§ Given task:
Count how many lines below include the string "this", and give that number without anything else.

━━━ Provided information

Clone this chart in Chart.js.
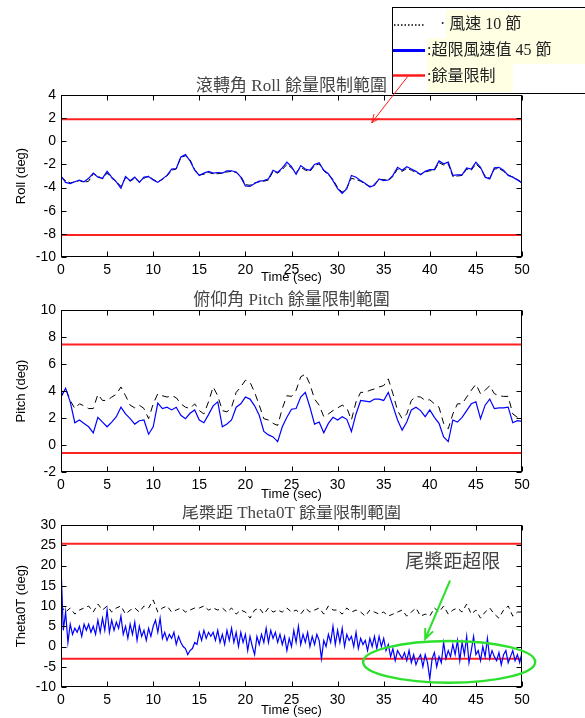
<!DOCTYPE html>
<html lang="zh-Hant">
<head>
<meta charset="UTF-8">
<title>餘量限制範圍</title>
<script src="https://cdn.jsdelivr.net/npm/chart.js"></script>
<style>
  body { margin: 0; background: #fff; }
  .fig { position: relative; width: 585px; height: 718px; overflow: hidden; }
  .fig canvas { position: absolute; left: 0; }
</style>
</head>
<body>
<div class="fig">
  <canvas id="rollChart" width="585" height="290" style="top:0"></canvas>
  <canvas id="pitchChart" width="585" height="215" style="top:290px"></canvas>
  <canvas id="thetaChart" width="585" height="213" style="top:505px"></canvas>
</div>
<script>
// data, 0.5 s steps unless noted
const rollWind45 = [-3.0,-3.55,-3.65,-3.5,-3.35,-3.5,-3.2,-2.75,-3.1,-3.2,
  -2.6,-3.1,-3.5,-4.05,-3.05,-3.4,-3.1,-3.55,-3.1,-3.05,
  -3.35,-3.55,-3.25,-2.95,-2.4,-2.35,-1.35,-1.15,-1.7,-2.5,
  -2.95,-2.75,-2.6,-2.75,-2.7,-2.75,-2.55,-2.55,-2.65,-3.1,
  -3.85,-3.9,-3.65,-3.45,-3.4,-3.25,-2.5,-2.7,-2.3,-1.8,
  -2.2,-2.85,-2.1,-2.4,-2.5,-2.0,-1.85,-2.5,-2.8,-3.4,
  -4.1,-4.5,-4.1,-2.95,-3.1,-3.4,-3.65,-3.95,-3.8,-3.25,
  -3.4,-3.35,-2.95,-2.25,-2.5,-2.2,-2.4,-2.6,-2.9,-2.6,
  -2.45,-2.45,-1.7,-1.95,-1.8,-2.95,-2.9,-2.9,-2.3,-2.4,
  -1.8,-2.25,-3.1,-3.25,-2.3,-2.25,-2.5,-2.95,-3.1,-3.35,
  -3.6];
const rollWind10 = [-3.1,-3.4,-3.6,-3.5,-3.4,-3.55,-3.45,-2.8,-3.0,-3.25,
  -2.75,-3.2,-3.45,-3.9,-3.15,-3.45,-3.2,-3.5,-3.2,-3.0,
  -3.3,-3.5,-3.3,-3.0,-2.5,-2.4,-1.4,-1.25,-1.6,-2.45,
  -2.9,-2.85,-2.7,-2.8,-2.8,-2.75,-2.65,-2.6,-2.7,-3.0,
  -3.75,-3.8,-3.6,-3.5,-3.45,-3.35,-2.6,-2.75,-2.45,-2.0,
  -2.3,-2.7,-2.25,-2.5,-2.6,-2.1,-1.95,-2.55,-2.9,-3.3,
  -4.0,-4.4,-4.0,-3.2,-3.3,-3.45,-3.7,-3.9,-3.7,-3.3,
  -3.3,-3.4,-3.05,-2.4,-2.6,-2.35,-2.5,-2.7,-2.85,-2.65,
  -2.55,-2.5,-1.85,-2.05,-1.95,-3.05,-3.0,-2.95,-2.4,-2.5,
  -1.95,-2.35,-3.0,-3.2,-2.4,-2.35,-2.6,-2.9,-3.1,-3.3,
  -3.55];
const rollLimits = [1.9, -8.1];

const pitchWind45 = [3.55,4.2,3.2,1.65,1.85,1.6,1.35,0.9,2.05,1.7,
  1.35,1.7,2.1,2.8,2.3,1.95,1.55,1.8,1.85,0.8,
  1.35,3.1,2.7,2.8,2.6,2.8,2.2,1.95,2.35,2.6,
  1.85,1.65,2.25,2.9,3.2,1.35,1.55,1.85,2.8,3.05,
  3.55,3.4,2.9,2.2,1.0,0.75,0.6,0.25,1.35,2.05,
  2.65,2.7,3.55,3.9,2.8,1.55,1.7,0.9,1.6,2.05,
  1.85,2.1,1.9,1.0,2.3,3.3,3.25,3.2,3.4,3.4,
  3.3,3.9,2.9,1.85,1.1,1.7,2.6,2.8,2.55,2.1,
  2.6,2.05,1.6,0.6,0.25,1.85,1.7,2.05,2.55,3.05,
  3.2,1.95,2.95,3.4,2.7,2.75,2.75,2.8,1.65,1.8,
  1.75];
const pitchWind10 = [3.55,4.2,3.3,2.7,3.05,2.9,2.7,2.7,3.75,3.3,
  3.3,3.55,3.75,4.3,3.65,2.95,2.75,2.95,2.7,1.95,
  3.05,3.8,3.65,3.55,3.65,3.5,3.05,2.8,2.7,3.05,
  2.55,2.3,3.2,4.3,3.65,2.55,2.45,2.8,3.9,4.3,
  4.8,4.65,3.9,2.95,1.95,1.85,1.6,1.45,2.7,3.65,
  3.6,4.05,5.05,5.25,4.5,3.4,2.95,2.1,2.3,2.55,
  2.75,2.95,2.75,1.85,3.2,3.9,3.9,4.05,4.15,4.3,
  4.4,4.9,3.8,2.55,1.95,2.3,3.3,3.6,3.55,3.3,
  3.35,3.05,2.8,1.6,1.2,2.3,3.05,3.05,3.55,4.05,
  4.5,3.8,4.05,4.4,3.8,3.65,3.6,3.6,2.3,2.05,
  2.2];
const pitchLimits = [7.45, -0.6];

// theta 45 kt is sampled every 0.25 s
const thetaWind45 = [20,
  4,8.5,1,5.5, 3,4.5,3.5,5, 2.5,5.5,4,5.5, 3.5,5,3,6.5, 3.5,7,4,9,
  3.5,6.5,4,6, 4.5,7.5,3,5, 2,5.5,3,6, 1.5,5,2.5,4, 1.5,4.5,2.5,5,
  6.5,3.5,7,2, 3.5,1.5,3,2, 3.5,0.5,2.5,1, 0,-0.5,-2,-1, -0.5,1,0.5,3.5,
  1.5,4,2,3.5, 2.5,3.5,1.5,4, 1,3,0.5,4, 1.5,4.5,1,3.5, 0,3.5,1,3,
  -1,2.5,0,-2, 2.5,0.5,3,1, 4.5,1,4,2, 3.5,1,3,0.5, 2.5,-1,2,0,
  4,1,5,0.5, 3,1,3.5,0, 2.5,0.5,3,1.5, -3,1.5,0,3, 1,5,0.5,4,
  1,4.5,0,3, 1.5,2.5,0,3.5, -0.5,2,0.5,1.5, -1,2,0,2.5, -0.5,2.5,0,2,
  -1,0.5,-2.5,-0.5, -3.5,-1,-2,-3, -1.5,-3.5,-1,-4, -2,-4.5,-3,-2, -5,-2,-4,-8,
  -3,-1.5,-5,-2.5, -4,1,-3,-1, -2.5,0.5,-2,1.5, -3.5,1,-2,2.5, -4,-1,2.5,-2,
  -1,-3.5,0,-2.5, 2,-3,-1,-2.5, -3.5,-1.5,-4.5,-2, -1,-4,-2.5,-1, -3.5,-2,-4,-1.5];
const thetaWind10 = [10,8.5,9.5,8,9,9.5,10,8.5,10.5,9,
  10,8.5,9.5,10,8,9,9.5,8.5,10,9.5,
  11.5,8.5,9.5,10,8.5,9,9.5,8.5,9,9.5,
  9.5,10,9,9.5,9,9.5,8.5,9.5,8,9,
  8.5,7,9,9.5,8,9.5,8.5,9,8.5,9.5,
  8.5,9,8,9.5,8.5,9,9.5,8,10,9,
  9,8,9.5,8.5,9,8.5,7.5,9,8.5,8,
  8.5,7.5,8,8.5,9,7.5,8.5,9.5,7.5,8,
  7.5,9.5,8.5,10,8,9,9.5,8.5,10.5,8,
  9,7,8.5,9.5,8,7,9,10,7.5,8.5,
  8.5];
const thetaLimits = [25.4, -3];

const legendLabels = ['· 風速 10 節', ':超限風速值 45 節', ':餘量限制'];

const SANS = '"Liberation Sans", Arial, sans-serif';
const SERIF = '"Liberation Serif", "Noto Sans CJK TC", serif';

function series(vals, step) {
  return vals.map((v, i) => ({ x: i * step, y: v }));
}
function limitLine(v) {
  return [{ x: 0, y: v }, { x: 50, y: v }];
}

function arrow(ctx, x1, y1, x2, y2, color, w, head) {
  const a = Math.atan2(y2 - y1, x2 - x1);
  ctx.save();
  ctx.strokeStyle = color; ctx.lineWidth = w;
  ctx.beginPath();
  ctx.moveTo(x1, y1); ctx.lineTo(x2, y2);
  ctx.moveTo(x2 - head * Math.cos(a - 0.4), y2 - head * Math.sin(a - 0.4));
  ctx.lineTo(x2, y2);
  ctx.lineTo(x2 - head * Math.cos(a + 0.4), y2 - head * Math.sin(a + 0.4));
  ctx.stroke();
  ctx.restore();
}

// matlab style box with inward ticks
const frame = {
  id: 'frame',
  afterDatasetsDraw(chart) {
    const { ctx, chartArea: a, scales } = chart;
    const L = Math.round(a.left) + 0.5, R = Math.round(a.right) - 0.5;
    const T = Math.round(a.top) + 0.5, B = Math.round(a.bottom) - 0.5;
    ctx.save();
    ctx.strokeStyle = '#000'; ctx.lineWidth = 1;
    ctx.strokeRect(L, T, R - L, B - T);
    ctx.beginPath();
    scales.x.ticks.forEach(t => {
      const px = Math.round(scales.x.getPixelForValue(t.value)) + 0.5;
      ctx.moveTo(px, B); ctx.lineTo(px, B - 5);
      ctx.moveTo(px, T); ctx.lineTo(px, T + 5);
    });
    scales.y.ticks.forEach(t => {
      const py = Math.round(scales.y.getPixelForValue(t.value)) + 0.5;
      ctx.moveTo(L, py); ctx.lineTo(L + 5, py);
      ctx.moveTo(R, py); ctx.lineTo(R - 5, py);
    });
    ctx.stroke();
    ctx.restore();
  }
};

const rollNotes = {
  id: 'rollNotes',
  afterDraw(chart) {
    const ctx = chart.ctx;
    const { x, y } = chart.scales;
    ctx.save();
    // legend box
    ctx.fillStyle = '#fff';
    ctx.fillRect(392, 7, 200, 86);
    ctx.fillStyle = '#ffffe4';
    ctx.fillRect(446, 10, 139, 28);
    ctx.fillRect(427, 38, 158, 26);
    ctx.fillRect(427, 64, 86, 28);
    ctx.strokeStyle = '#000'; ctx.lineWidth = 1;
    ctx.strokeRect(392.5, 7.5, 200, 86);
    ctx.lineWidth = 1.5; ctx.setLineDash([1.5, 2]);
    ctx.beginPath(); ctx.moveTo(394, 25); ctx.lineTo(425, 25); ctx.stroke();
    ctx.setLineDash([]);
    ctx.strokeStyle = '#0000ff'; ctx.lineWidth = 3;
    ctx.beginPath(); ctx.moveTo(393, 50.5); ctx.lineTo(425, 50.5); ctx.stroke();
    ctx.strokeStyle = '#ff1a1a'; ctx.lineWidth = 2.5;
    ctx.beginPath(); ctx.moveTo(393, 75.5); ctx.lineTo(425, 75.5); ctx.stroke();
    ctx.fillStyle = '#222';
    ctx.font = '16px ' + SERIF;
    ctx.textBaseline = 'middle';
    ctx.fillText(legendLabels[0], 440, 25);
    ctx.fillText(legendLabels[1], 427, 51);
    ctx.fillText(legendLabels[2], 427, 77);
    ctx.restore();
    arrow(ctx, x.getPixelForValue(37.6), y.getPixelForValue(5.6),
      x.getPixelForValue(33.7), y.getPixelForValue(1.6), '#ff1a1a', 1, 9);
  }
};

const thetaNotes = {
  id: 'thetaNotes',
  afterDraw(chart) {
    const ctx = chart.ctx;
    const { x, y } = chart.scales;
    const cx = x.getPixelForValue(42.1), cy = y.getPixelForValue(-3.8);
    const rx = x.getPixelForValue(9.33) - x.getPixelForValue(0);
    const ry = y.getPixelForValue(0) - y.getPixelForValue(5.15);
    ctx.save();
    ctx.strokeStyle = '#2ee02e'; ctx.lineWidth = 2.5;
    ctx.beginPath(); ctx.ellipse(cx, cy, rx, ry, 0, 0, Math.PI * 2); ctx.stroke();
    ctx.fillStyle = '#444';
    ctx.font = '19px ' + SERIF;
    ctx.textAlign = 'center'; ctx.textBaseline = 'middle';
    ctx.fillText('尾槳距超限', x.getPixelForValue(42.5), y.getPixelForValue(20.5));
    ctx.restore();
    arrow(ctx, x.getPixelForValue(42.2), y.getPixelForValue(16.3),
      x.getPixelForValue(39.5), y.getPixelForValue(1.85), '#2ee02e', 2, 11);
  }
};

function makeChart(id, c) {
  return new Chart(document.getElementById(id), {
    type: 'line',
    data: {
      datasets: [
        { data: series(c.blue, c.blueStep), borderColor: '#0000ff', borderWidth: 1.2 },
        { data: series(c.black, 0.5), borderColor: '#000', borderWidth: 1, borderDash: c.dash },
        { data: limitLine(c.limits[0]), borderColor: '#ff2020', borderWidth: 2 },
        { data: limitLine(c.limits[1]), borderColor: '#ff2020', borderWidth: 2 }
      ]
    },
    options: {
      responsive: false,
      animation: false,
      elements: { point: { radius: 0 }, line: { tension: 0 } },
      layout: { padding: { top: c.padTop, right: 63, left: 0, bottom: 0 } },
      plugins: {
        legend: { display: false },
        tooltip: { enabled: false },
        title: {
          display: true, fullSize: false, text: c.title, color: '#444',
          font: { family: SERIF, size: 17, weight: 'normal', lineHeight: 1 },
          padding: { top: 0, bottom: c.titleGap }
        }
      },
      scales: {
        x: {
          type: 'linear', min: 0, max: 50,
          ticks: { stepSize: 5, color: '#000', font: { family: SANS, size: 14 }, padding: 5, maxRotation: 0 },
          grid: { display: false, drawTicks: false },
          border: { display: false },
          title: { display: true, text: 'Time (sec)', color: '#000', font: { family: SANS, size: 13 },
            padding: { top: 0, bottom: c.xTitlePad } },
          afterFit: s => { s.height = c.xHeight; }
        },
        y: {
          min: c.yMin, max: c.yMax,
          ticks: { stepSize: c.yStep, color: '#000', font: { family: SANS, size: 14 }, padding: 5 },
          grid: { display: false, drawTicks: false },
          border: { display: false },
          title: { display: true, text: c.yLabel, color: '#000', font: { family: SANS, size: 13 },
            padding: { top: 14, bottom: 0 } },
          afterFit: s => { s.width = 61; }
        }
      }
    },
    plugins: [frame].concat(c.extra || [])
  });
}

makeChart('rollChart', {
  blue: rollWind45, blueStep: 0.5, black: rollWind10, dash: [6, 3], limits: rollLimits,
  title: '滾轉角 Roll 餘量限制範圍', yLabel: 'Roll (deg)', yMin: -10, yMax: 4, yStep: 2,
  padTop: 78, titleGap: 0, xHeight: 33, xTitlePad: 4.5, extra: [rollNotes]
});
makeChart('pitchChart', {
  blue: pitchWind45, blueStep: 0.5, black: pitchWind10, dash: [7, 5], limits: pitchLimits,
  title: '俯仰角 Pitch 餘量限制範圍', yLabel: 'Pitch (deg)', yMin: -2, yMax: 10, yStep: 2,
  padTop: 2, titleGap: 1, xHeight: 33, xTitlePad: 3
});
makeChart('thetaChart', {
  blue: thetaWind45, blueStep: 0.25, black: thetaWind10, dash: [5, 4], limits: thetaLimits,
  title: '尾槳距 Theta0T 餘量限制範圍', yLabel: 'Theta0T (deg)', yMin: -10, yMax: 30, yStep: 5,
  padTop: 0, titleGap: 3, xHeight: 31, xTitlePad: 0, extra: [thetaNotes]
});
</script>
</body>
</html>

━━━━━━
━━━ Provided information

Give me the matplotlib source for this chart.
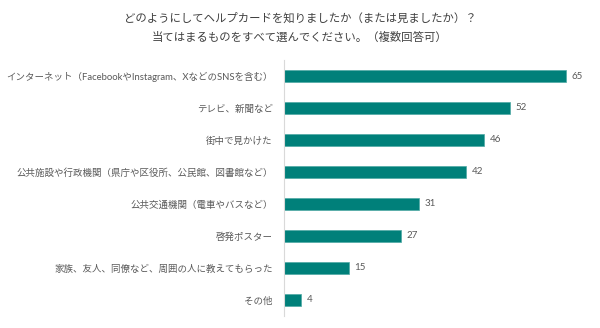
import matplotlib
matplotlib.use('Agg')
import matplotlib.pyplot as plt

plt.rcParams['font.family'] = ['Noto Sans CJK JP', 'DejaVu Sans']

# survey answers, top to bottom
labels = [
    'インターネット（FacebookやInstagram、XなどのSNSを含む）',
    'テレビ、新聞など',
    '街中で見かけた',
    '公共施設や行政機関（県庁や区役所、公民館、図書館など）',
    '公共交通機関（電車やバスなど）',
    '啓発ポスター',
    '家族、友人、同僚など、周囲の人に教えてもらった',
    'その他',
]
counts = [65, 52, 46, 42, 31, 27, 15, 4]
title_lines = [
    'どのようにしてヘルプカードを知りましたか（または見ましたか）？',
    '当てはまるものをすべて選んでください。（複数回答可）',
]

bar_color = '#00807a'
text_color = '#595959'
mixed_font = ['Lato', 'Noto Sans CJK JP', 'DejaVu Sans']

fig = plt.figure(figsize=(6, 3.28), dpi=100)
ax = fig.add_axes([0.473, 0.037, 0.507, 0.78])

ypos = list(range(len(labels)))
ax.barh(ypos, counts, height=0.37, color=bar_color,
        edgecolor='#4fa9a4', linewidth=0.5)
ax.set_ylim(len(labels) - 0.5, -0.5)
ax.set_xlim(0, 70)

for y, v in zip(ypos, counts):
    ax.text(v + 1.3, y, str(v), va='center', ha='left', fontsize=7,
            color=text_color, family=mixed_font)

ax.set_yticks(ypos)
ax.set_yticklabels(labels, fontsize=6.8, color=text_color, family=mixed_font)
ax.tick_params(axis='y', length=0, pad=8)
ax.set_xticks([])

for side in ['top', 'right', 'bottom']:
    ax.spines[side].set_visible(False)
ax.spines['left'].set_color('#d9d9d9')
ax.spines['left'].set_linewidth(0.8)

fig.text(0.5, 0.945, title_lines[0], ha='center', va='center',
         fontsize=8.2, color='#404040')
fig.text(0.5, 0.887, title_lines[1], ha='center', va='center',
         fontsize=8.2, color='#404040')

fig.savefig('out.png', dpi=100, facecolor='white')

━━━━━━

§ Answer to the exercise:
2